[REQUIRED WORK] Exactly repeat all the records below, omitting the images they hold.
>> BEGIN DATASET ROWS
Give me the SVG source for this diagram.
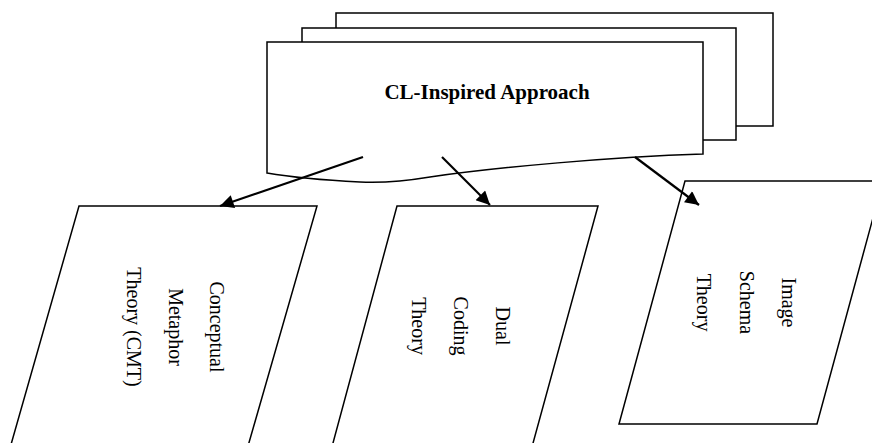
<svg xmlns="http://www.w3.org/2000/svg" width="872" height="443" viewBox="0 0 872 443">
<style>
.sh{fill:#fff;stroke:#000;stroke-width:1.5;stroke-linejoin:miter}
.cn{stroke:#000;stroke-width:2.2;fill:none}
.t{font-family:"Liberation Serif","Times New Roman",serif;font-size:20px;fill:#000}
.tb{font-family:"Liberation Serif","Times New Roman",serif;font-size:21px;font-weight:bold;fill:#000}
</style>
<defs>
<marker id="ah" viewBox="0 0 10 10" refX="10" refY="5" markerWidth="7.5" markerHeight="6.2" markerUnits="strokeWidth" orient="auto">
<path d="M0,0 L10,5 L0,10 Z" fill="#000"/>
</marker>
</defs>
<g id="approach">
<rect class="sh" x="336" y="13" width="437" height="113"/>
<rect class="sh" x="302" y="28" width="434" height="112"/>
<path class="sh" d="M267,42 L703,42 L703,154 C610,157 500,167 430,177 C400,182 380,183 360,182 C320,180 290,177 267,173 Z"/>
<text class="tb" x="487" y="99" text-anchor="middle">CL-Inspired Approach</text>
</g>
<g id="cmt">
<path class="sh" d="M79,206 L317,206 L244,460 L6.6,460 Z"/>
<text class="t" transform="translate(210,327) rotate(90)" text-anchor="middle"><tspan x="0" y="0">Conceptual</tspan><tspan x="0" y="41.5">Metaphor</tspan><tspan x="0" y="83">Theory (CMT)</tspan></text>
</g>
<g id="dual">
<path class="sh" d="M397,206 L598,206 L528.4,460 L328.4,460 Z"/>
<text class="t" transform="translate(496,326) rotate(90)" text-anchor="middle"><tspan x="0" y="0">Dual</tspan><tspan x="0" y="42">Coding</tspan><tspan x="0" y="84">Theory</tspan></text>
</g>
<g id="image">
<path class="sh" d="M685,181 L883,181 L817,424 L619,424 Z"/>
<text class="t" transform="translate(782,302.5) rotate(90)" text-anchor="middle"><tspan x="0" y="0">Image</tspan><tspan x="0" y="42.5">Schema</tspan><tspan x="0" y="85">Theory</tspan></text>
</g>
<g id="connectors">
<line class="cn" x1="363" y1="157" x2="220" y2="206" marker-end="url(#ah)"/>
<line class="cn" x1="442" y1="157" x2="490" y2="205" marker-end="url(#ah)"/>
<line class="cn" x1="635" y1="157" x2="699" y2="205" marker-end="url(#ah)"/>
</g>
</svg>
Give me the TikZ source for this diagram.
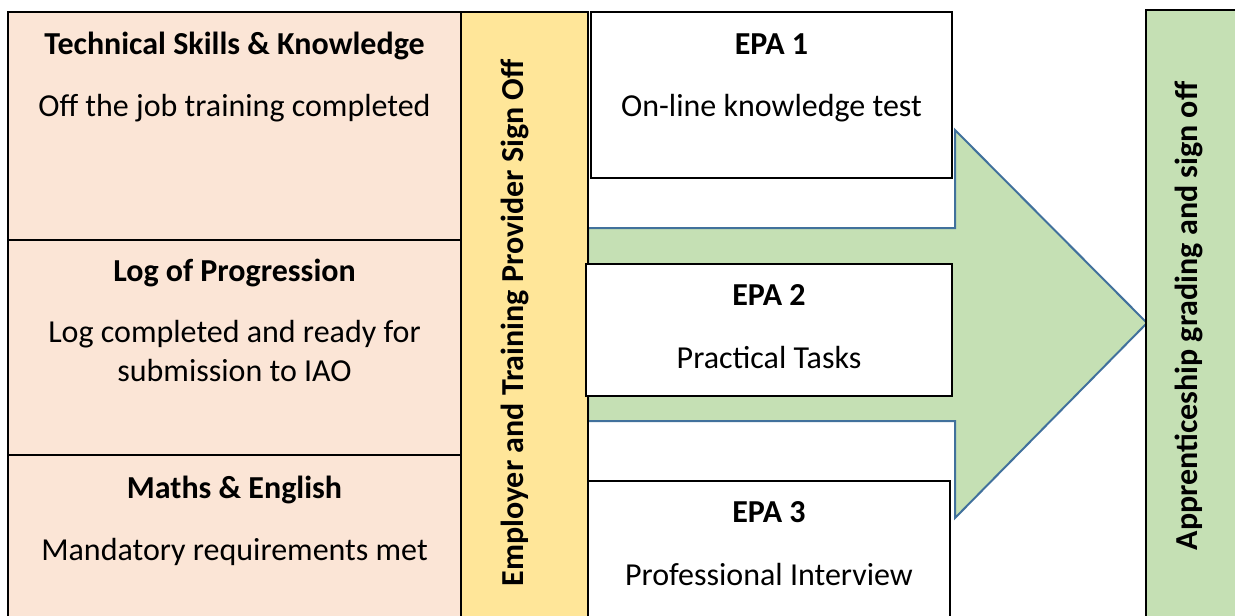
\documentclass[tikz,border=0pt]{standalone}
\usepackage{fontspec}
\setmainfont{Carlito}
\definecolor{peach}{HTML}{FBE5D6}
\definecolor{signyellow}{HTML}{FFE699}
\definecolor{gradegreen}{HTML}{C5E0B4}
\definecolor{arrowblue}{HTML}{41719C}
\begin{document}
\begin{tikzpicture}[x=1pt,y=-1pt,
		box/.style={draw=black, line width=1.5pt, anchor=north west, inner sep=0pt, outer sep=0pt},
		head/.style={font=\fontsize{32}{38}\selectfont\bfseries, anchor=base, inner sep=0pt},
		body/.style={font=\fontsize{32}{38}\selectfont, anchor=base, inner sep=0pt},
		upright/.style={font=\fontsize{32}{38}\selectfont\bfseries, rotate=90, inner sep=0pt}]
		\useasboundingbox (0,0) rectangle (1235,616);
		\clip (0,0) rectangle (1235,616);
		\fill[white] (0,0) rectangle (1235,616);
		\draw[draw=arrowblue, fill=gradegreen, line width=2pt] (588,228)--(955,228)--(955,130)--(1147,323)--(955,518)--(955,421)--(588,421)--cycle;
		\node[box, fill=peach, minimum width=453, minimum height=228] (tech) at (8,12) {};
		\node[box, fill=peach, minimum width=453, minimum height=215] (log) at (8,240) {};
		\node[box, fill=peach, minimum width=453, minimum height=175] (maths) at (8,455) {};
		\node[box, fill=signyellow, minimum width=127, minimum height=620] (signoff) at (461,12) {};
		\node[box, fill=white, minimum width=361, minimum height=166] (epa1) at (591,12) {};
		\node[box, fill=white, minimum width=366, minimum height=132] (epa2) at (586,264) {};
		\node[box, fill=white, minimum width=362, minimum height=150] (epa3) at (588,481) {};
		\node[box, fill=gradegreen, minimum width=100, minimum height=620] (grading) at (1146,10) {};
		\node[head] (techtitle) at (tech.north |- 0,54) {Technical Skills \& Knowledge};
		\node[body] (techtext) at (tech.north |- 0,116) {Off the job training completed};
		\node[head] (logtitle) at (log.north |- 0,281) {Log of Progression};
		\node[body] (logtext) at (log.north |- 0,342) {Log completed and ready for};
		\node[body] (logtextb) at (log.north |- 0,381) {submission to IAO};
		\node[head] (mathstitle) at (maths.north |- 0,498) {Maths \& English};
		\node[body] (mathstext) at (maths.north |- 0,560) {Mandatory requirements met};
		\node[upright] (signofftext) at (515,323) {Employer and Training Provider Sign Off};
		\node[head] (epa1title) at (epa1.north |- 0,54) {EPA 1};
		\node[body] (epa1text) at (epa1.north |- 0,116) {On-line knowledge test};
		\node[head] (epa2title) at (epa2.north |- 0,305) {EPA 2};
		\node[body] (epa2text) at (epa2.north |- 0,368) {Practical Tasks};
		\node[head] (epa3title) at (epa3.north |- 0,522) {EPA 3};
		\node[body] (epa3text) at (epa3.north |- 0,585) {Professional Interview};
		\node[upright] (gradingtext) at (1189,316) {Apprenticeship grading and sign off};
	\end{tikzpicture}
\end{document}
>> END DATASET ROWS
[FINISHED EXERCISE]
Give me the SVG source for this diagram.
<svg xmlns="http://www.w3.org/2000/svg" width="872" height="443" viewBox="0 0 872 443">
<style>
.sh{fill:#fff;stroke:#000;stroke-width:1.5;stroke-linejoin:miter}
.cn{stroke:#000;stroke-width:2.2;fill:none}
.t{font-family:"Liberation Serif","Times New Roman",serif;font-size:20px;fill:#000}
.tb{font-family:"Liberation Serif","Times New Roman",serif;font-size:21px;font-weight:bold;fill:#000}
</style>
<defs>
<marker id="ah" viewBox="0 0 10 10" refX="10" refY="5" markerWidth="7.5" markerHeight="6.2" markerUnits="strokeWidth" orient="auto">
<path d="M0,0 L10,5 L0,10 Z" fill="#000"/>
</marker>
</defs>
<g id="approach">
<rect class="sh" x="336" y="13" width="437" height="113"/>
<rect class="sh" x="302" y="28" width="434" height="112"/>
<path class="sh" d="M267,42 L703,42 L703,154 C610,157 500,167 430,177 C400,182 380,183 360,182 C320,180 290,177 267,173 Z"/>
<text class="tb" x="487" y="99" text-anchor="middle">CL-Inspired Approach</text>
</g>
<g id="cmt">
<path class="sh" d="M79,206 L317,206 L244,460 L6.6,460 Z"/>
<text class="t" transform="translate(210,327) rotate(90)" text-anchor="middle"><tspan x="0" y="0">Conceptual</tspan><tspan x="0" y="41.5">Metaphor</tspan><tspan x="0" y="83">Theory (CMT)</tspan></text>
</g>
<g id="dual">
<path class="sh" d="M397,206 L598,206 L528.4,460 L328.4,460 Z"/>
<text class="t" transform="translate(496,326) rotate(90)" text-anchor="middle"><tspan x="0" y="0">Dual</tspan><tspan x="0" y="42">Coding</tspan><tspan x="0" y="84">Theory</tspan></text>
</g>
<g id="image">
<path class="sh" d="M685,181 L883,181 L817,424 L619,424 Z"/>
<text class="t" transform="translate(782,302.5) rotate(90)" text-anchor="middle"><tspan x="0" y="0">Image</tspan><tspan x="0" y="42.5">Schema</tspan><tspan x="0" y="85">Theory</tspan></text>
</g>
<g id="connectors">
<line class="cn" x1="363" y1="157" x2="220" y2="206" marker-end="url(#ah)"/>
<line class="cn" x1="442" y1="157" x2="490" y2="205" marker-end="url(#ah)"/>
<line class="cn" x1="635" y1="157" x2="699" y2="205" marker-end="url(#ah)"/>
</g>
</svg>
Give me the TikZ source for this diagram.
\documentclass[tikz,border=0pt]{standalone}
\usepackage{fontspec}
\setmainfont{Carlito}
\definecolor{peach}{HTML}{FBE5D6}
\definecolor{signyellow}{HTML}{FFE699}
\definecolor{gradegreen}{HTML}{C5E0B4}
\definecolor{arrowblue}{HTML}{41719C}
\begin{document}
\begin{tikzpicture}[x=1pt,y=-1pt,
		box/.style={draw=black, line width=1.5pt, anchor=north west, inner sep=0pt, outer sep=0pt},
		head/.style={font=\fontsize{32}{38}\selectfont\bfseries, anchor=base, inner sep=0pt},
		body/.style={font=\fontsize{32}{38}\selectfont, anchor=base, inner sep=0pt},
		upright/.style={font=\fontsize{32}{38}\selectfont\bfseries, rotate=90, inner sep=0pt}]
		\useasboundingbox (0,0) rectangle (1235,616);
		\clip (0,0) rectangle (1235,616);
		\fill[white] (0,0) rectangle (1235,616);
		\draw[draw=arrowblue, fill=gradegreen, line width=2pt] (588,228)--(955,228)--(955,130)--(1147,323)--(955,518)--(955,421)--(588,421)--cycle;
		\node[box, fill=peach, minimum width=453, minimum height=228] (tech) at (8,12) {};
		\node[box, fill=peach, minimum width=453, minimum height=215] (log) at (8,240) {};
		\node[box, fill=peach, minimum width=453, minimum height=175] (maths) at (8,455) {};
		\node[box, fill=signyellow, minimum width=127, minimum height=620] (signoff) at (461,12) {};
		\node[box, fill=white, minimum width=361, minimum height=166] (epa1) at (591,12) {};
		\node[box, fill=white, minimum width=366, minimum height=132] (epa2) at (586,264) {};
		\node[box, fill=white, minimum width=362, minimum height=150] (epa3) at (588,481) {};
		\node[box, fill=gradegreen, minimum width=100, minimum height=620] (grading) at (1146,10) {};
		\node[head] (techtitle) at (tech.north |- 0,54) {Technical Skills \& Knowledge};
		\node[body] (techtext) at (tech.north |- 0,116) {Off the job training completed};
		\node[head] (logtitle) at (log.north |- 0,281) {Log of Progression};
		\node[body] (logtext) at (log.north |- 0,342) {Log completed and ready for};
		\node[body] (logtextb) at (log.north |- 0,381) {submission to IAO};
		\node[head] (mathstitle) at (maths.north |- 0,498) {Maths \& English};
		\node[body] (mathstext) at (maths.north |- 0,560) {Mandatory requirements met};
		\node[upright] (signofftext) at (515,323) {Employer and Training Provider Sign Off};
		\node[head] (epa1title) at (epa1.north |- 0,54) {EPA 1};
		\node[body] (epa1text) at (epa1.north |- 0,116) {On-line knowledge test};
		\node[head] (epa2title) at (epa2.north |- 0,305) {EPA 2};
		\node[body] (epa2text) at (epa2.north |- 0,368) {Practical Tasks};
		\node[head] (epa3title) at (epa3.north |- 0,522) {EPA 3};
		\node[body] (epa3text) at (epa3.north |- 0,585) {Professional Interview};
		\node[upright] (gradingtext) at (1189,316) {Apprenticeship grading and sign off};
	\end{tikzpicture}
\end{document}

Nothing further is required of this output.